Give the data again exactly as written, skipping any pictures.

%%

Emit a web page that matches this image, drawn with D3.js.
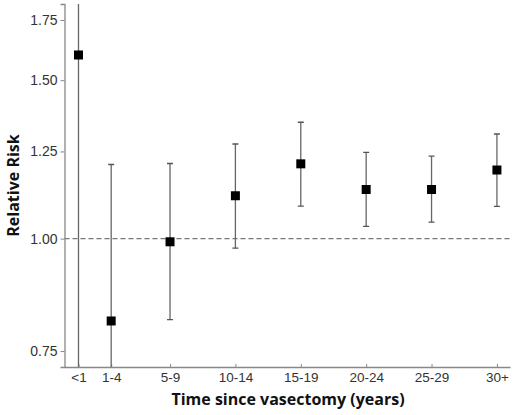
<!DOCTYPE html>
<html>
<head>
<meta charset="utf-8">
<script src="https://cdn.jsdelivr.net/npm/d3@7"></script>
<style>
  body { margin: 0; background: #fff; }
  svg { display: block; font-family: "Open Sans", Lato, sans-serif; }
</style>
</head>
<body>
<svg id="chart"></svg>
<script>
const w = 518;
const h = 415;

// groups and where they sit on the time axis (years)
const groups = ["<1", "1-4", "5-9", "10-14", "15-19", "20-24", "25-29", "30+"];
const groupYears = [0, 2.5, 7, 12, 17, 22, 27, 32];
// relative risk with 95% CI
const rr = [1.60, 0.81, 0.992, 1.116, 1.211, 1.134, 1.134, 1.192];
const lower = [0.50, 0.55, 0.813, 0.976, 1.087, 1.032, 1.043, 1.086];
const upper = [5.00, 1.209, 1.212, 1.274, 1.347, 1.247, 1.235, 1.307];
const yTicks = [0.75, 1.00, 1.25, 1.50, 1.75];

const margin = { top: 4, right: 8, bottom: 48, left: 64.5 };

const svg = d3.select("#chart").attr("width", w).attr("height", h);

const x = d3.scaleLinear()
  .domain([-1.07, 33.0])
  .range([margin.left, w - margin.right]);

const y = d3.scaleLog()
  .domain([0.72, 1.823])
  .range([h - margin.bottom, margin.top]);

// clip so the wide intervals stop at the axes
svg.append("defs").append("clipPath")
  .attr("id", "plot-clip")
  .append("rect")
  .attr("x", margin.left)
  .attr("y", margin.top)
  .attr("width", w - margin.right - margin.left)
  .attr("height", h - margin.bottom - margin.top);

// reference line at 1
svg.append("line")
  .attr("x1", margin.left)
  .attr("x2", w - margin.right)
  .attr("y1", y(1))
  .attr("y2", y(1))
  .attr("stroke", "#777")
  .attr("stroke-width", 1.2)
  .attr("stroke-dasharray", "5,3");

// y axis
const yAxis = svg.append("g")
  .attr("transform", `translate(${margin.left},0)`)
  .call(d3.axisLeft(y).tickValues(yTicks).tickFormat(d3.format(".2f")).tickSize(4).tickPadding(3));
yAxis.select(".domain").attr("stroke", "#888").attr("stroke-width", 1.3);
yAxis.selectAll(".tick line").attr("stroke", "#888");
yAxis.selectAll("text").attr("fill", "#333").style("font-size", "14px");

// x axis, short ticks pointing up into the plot
const xAxis = svg.append("g")
  .attr("transform", `translate(0,${h - margin.bottom})`)
  .call(d3.axisBottom(x).tickValues(groupYears).tickFormat((d, i) => groups[i]).tickSizeInner(-3).tickSizeOuter(0).tickPadding(5));
xAxis.select(".domain").attr("stroke", "#888").attr("stroke-width", 1.3);
xAxis.selectAll(".tick line").attr("stroke", "#888");
xAxis.selectAll("text").attr("fill", "#333").style("font-size", "13.5px");

// error bars
const bars = svg.append("g").attr("clip-path", "url(#plot-clip)")
  .selectAll("g")
  .data(groups)
  .enter()
  .append("g");

bars.append("line")
  .attr("x1", (d, i) => x(groupYears[i]))
  .attr("x2", (d, i) => x(groupYears[i]))
  .attr("y1", (d, i) => y(lower[i]))
  .attr("y2", (d, i) => y(upper[i]))
  .attr("stroke", "#666")
  .attr("stroke-width", 1.3);

[lower, upper].forEach(arr => {
  bars.append("line")
    .attr("x1", (d, i) => x(groupYears[i]) - 3)
    .attr("x2", (d, i) => x(groupYears[i]) + 3)
    .attr("y1", (d, i) => y(arr[i]))
    .attr("y2", (d, i) => y(arr[i]))
    .attr("stroke", "#555")
    .attr("stroke-width", 1.3);
});

// point estimates
svg.append("g")
  .selectAll("rect")
  .data(groups)
  .enter()
  .append("rect")
  .attr("x", (d, i) => x(groupYears[i]) - 4.5)
  .attr("y", (d, i) => y(rr[i]) - 4.5)
  .attr("width", 9)
  .attr("height", 9)
  .attr("fill", "#000");

// axis titles
svg.append("text")
  .attr("x", 288)
  .attr("y", h - 10)
  .attr("text-anchor", "middle")
  .style("font-size", "16px")
  .style("font-weight", "bold")
  .attr("fill", "#111")
  .text("Time since vasectomy (years)");

svg.append("text")
  .attr("transform", `translate(19,${(margin.top + h - margin.bottom) / 2}) rotate(-90)`)
  .attr("text-anchor", "middle")
  .style("font-size", "16px")
  .style("font-weight", "bold")
  .attr("fill", "#111")
  .text("Relative Risk");
</script>
</body>
</html>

%%

- Finished exercise:
Emit a web page that matches this image, drawn with D3.js.
<!DOCTYPE html>
<html>
<head>
<meta charset="utf-8">
<script src="https://cdn.jsdelivr.net/npm/d3@7"></script>
<style>
  body { margin: 0; background: #fff; }
  svg { display: block; font-family: "Open Sans", Lato, sans-serif; }
</style>
</head>
<body>
<svg id="chart"></svg>
<script>
const w = 518;
const h = 415;

// groups and where they sit on the time axis (years)
const groups = ["<1", "1-4", "5-9", "10-14", "15-19", "20-24", "25-29", "30+"];
const groupYears = [0, 2.5, 7, 12, 17, 22, 27, 32];
// relative risk with 95% CI
const rr = [1.60, 0.81, 0.992, 1.116, 1.211, 1.134, 1.134, 1.192];
const lower = [0.50, 0.55, 0.813, 0.976, 1.087, 1.032, 1.043, 1.086];
const upper = [5.00, 1.209, 1.212, 1.274, 1.347, 1.247, 1.235, 1.307];
const yTicks = [0.75, 1.00, 1.25, 1.50, 1.75];

const margin = { top: 4, right: 8, bottom: 48, left: 64.5 };

const svg = d3.select("#chart").attr("width", w).attr("height", h);

const x = d3.scaleLinear()
  .domain([-1.07, 33.0])
  .range([margin.left, w - margin.right]);

const y = d3.scaleLog()
  .domain([0.72, 1.823])
  .range([h - margin.bottom, margin.top]);

// clip so the wide intervals stop at the axes
svg.append("defs").append("clipPath")
  .attr("id", "plot-clip")
  .append("rect")
  .attr("x", margin.left)
  .attr("y", margin.top)
  .attr("width", w - margin.right - margin.left)
  .attr("height", h - margin.bottom - margin.top);

// reference line at 1
svg.append("line")
  .attr("x1", margin.left)
  .attr("x2", w - margin.right)
  .attr("y1", y(1))
  .attr("y2", y(1))
  .attr("stroke", "#777")
  .attr("stroke-width", 1.2)
  .attr("stroke-dasharray", "5,3");

// y axis
const yAxis = svg.append("g")
  .attr("transform", `translate(${margin.left},0)`)
  .call(d3.axisLeft(y).tickValues(yTicks).tickFormat(d3.format(".2f")).tickSize(4).tickPadding(3));
yAxis.select(".domain").attr("stroke", "#888").attr("stroke-width", 1.3);
yAxis.selectAll(".tick line").attr("stroke", "#888");
yAxis.selectAll("text").attr("fill", "#333").style("font-size", "14px");

// x axis, short ticks pointing up into the plot
const xAxis = svg.append("g")
  .attr("transform", `translate(0,${h - margin.bottom})`)
  .call(d3.axisBottom(x).tickValues(groupYears).tickFormat((d, i) => groups[i]).tickSizeInner(-3).tickSizeOuter(0).tickPadding(5));
xAxis.select(".domain").attr("stroke", "#888").attr("stroke-width", 1.3);
xAxis.selectAll(".tick line").attr("stroke", "#888");
xAxis.selectAll("text").attr("fill", "#333").style("font-size", "13.5px");

// error bars
const bars = svg.append("g").attr("clip-path", "url(#plot-clip)")
  .selectAll("g")
  .data(groups)
  .enter()
  .append("g");

bars.append("line")
  .attr("x1", (d, i) => x(groupYears[i]))
  .attr("x2", (d, i) => x(groupYears[i]))
  .attr("y1", (d, i) => y(lower[i]))
  .attr("y2", (d, i) => y(upper[i]))
  .attr("stroke", "#666")
  .attr("stroke-width", 1.3);

[lower, upper].forEach(arr => {
  bars.append("line")
    .attr("x1", (d, i) => x(groupYears[i]) - 3)
    .attr("x2", (d, i) => x(groupYears[i]) + 3)
    .attr("y1", (d, i) => y(arr[i]))
    .attr("y2", (d, i) => y(arr[i]))
    .attr("stroke", "#555")
    .attr("stroke-width", 1.3);
});

// point estimates
svg.append("g")
  .selectAll("rect")
  .data(groups)
  .enter()
  .append("rect")
  .attr("x", (d, i) => x(groupYears[i]) - 4.5)
  .attr("y", (d, i) => y(rr[i]) - 4.5)
  .attr("width", 9)
  .attr("height", 9)
  .attr("fill", "#000");

// axis titles
svg.append("text")
  .attr("x", 288)
  .attr("y", h - 10)
  .attr("text-anchor", "middle")
  .style("font-size", "16px")
  .style("font-weight", "bold")
  .attr("fill", "#111")
  .text("Time since vasectomy (years)");

svg.append("text")
  .attr("transform", `translate(19,${(margin.top + h - margin.bottom) / 2}) rotate(-90)`)
  .attr("text-anchor", "middle")
  .style("font-size", "16px")
  .style("font-weight", "bold")
  .attr("fill", "#111")
  .text("Relative Risk");
</script>
</body>
</html>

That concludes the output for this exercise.